Thomas MacMillan Photo

Migdalia Castro (pictured) led the charge.

Two weeks after the mayor pushed back on a new federal Immigration and Customs Enforcement program to crack down on illegal immigration, New Haven’s Board of Aldermen has officially joined the resistance.

In a unanimous vote Monday night, the aldermen called upon Gov. Dannel Malloy to refuse to participate in Secure Communities.”

That’s the new ICE program under which the FBI shares fingerprint information of new arrestees with the immigration enforcement agency, which can then request the arrested people be held for possible investigation for immigration violations.

The Board of Aldermen’s official resolution calls on Gov. Malloy to deny any such requests, unless the person is identified as a confirmed match in the FBI’s terrorist screening database or convicted of a serious violent criminal offense.”

On Feb. 20, Mayor John DeStefano issued a similar plea to Malloy.

This program undermines everything we have tried to build in our community,” said Fair Haven Alderwoman Migdalia Castro. The program will destroy relationships between cops and people, who will not talk to them for fear of deportation, she said.

Secure Communities targets the wrong people, those who have committed minor crimes, not serious ones, Castro said. It’s a step toward racial profiling and it will rip families apart,” she said.

A September 2011 Department of Homeland Security report on Secure Communities found that the program is fundamentally flawed in the ways mentioned by Alderwoman Castro.

Castro said ICE has and will retaliate against people and towns for resisting it’s policies. She quoted at length from this Independent article, about ICE raids in Connecticut 10 days ago immediately following statewide outcry against Secure Communities. ICE raids also came in June 2007, in the wake of aldermanic approval of a new immigrant-friendly municipal ID card. (Last month the agency agreed to pay $350,000 to 11 targets of that 2007 raid who sued the agency for violating their constitutional rights. Read about that here.)

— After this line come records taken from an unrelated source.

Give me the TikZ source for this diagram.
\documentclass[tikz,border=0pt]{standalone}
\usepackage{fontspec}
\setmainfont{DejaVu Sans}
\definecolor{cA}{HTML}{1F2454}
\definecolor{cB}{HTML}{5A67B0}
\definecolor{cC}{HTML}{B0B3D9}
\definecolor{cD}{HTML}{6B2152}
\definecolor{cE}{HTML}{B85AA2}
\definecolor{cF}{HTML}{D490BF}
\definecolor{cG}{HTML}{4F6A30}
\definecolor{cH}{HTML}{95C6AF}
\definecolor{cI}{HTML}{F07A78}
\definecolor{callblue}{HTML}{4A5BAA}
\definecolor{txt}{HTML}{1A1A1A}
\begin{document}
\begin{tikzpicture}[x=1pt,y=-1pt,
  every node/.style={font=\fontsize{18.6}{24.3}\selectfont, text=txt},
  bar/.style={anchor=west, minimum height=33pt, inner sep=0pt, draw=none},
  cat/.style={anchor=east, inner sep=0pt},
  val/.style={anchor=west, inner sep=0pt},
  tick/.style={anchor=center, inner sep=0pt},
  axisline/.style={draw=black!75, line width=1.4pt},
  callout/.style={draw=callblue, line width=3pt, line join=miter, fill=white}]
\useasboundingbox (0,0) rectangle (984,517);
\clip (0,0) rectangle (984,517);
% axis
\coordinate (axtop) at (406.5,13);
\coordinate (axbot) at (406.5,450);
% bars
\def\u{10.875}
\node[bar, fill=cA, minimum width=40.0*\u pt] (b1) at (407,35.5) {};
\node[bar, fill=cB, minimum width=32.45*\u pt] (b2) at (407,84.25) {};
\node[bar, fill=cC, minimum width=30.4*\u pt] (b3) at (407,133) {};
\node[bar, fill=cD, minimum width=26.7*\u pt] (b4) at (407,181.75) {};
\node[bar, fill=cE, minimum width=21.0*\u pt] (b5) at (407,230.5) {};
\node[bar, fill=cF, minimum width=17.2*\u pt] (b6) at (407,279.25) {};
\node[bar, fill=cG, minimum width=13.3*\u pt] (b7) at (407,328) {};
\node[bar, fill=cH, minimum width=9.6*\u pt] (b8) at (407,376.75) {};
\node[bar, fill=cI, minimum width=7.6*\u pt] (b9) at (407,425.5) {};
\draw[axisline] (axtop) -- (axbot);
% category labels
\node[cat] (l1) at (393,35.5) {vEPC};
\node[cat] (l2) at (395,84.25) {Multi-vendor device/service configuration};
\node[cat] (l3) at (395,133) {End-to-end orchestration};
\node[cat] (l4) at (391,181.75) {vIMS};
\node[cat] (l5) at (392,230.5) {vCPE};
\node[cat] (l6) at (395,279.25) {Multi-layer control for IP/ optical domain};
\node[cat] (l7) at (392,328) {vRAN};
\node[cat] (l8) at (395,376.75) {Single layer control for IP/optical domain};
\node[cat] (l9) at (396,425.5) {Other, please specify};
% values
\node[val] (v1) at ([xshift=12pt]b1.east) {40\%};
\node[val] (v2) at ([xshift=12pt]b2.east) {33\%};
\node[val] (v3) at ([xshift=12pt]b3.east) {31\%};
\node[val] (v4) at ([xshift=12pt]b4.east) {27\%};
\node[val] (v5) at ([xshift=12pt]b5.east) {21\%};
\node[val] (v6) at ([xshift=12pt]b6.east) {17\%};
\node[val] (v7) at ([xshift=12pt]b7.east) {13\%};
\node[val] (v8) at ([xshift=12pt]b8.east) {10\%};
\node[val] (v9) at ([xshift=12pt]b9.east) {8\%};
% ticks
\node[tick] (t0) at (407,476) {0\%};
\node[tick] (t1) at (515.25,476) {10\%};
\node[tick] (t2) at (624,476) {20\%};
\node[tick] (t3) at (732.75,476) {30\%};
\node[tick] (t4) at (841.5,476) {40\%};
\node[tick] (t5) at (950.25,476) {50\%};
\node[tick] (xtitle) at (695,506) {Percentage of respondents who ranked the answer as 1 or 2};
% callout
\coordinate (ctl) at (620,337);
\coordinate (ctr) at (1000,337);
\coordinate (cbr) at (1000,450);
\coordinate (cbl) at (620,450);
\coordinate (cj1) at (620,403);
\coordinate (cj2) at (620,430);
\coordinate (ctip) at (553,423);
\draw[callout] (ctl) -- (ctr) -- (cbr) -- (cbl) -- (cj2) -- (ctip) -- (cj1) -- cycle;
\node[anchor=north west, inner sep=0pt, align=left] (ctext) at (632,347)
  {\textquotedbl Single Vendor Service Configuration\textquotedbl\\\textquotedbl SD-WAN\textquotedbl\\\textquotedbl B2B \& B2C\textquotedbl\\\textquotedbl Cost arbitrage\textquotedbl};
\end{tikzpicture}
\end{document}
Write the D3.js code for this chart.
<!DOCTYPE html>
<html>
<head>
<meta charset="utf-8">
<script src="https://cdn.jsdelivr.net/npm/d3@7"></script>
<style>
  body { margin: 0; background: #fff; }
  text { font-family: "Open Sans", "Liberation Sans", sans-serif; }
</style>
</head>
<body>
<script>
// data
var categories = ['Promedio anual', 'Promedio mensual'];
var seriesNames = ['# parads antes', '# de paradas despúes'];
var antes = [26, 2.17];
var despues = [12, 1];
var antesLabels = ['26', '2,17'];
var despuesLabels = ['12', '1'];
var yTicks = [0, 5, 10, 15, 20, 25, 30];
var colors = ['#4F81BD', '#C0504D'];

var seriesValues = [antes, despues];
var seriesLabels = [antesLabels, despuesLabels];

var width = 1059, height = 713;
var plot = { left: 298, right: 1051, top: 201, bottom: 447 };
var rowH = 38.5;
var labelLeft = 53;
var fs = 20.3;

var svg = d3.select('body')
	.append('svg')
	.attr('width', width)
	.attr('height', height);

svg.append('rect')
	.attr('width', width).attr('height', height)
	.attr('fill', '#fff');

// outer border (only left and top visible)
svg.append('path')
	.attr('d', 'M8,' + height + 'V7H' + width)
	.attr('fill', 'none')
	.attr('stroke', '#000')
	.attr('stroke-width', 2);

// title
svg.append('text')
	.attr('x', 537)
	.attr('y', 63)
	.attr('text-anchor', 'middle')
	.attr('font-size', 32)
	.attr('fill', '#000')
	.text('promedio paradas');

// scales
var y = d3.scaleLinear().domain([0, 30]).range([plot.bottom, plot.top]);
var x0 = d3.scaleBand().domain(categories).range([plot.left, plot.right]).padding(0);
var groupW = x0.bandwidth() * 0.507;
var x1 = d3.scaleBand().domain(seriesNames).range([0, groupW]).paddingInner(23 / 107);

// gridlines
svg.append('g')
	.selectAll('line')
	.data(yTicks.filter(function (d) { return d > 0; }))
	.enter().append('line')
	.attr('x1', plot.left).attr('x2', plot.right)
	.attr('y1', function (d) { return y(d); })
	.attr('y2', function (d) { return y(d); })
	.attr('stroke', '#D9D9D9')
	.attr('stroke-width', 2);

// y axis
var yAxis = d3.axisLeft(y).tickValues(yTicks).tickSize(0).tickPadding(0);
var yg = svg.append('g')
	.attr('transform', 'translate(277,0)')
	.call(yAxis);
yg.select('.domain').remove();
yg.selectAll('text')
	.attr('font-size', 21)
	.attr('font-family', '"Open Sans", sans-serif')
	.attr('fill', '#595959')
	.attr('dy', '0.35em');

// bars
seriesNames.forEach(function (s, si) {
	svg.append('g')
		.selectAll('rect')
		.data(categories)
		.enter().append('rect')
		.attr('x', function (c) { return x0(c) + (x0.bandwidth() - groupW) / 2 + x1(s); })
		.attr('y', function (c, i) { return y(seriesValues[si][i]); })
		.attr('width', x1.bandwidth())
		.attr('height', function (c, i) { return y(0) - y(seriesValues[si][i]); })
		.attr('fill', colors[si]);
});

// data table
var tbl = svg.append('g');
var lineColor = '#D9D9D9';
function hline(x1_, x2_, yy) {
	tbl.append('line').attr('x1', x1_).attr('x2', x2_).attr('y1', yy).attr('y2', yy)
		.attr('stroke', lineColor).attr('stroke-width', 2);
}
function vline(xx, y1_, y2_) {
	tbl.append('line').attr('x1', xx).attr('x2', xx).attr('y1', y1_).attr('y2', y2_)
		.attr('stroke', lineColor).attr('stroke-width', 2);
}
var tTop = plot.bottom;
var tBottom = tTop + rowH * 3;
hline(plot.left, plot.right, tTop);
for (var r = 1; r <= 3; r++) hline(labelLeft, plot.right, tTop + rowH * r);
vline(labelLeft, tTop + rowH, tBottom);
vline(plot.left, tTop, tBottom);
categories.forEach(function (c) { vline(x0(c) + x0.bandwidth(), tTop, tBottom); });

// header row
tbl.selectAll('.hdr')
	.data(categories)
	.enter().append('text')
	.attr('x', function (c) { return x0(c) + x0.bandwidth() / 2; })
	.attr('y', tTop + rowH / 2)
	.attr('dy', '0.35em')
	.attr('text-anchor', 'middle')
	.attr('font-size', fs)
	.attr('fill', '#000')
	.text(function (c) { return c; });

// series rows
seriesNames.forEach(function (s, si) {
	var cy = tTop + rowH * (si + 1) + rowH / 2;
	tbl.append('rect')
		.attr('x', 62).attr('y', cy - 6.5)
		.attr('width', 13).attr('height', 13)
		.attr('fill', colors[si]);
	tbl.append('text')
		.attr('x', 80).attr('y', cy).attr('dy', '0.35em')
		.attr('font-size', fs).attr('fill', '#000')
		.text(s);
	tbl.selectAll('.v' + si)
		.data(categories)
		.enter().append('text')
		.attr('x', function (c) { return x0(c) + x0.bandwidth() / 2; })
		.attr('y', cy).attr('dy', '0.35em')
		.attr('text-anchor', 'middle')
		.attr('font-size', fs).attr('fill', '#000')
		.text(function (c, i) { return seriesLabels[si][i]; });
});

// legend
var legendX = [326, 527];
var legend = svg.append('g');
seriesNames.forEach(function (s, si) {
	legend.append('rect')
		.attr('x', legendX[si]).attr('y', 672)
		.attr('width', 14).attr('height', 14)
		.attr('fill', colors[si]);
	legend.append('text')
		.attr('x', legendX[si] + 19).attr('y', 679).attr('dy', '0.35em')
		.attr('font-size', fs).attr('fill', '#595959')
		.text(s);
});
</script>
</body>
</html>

An ICE spokesman said the timing of last month’s sweep was just coincidence. ICE said the same thing about the 2007 raids; subsequent emails showed the agency expressing opposition to the ID program and considering how to try to stop it.

So they say,” Castro said of ICE’s latest denial. I say not. … People must see the dominoes falling together here.”

The governor’s point man on the ICE program, Michael Lawlor, the undersecretary for criminal justice, has repeatedly said that the administration supports the program if truly targets people arrested for violent and dangerous crimes. It does not support detaining people accused of petty crimes. He said the state will look at requests on a case-by-case basis, leading to tensions with the federal agency.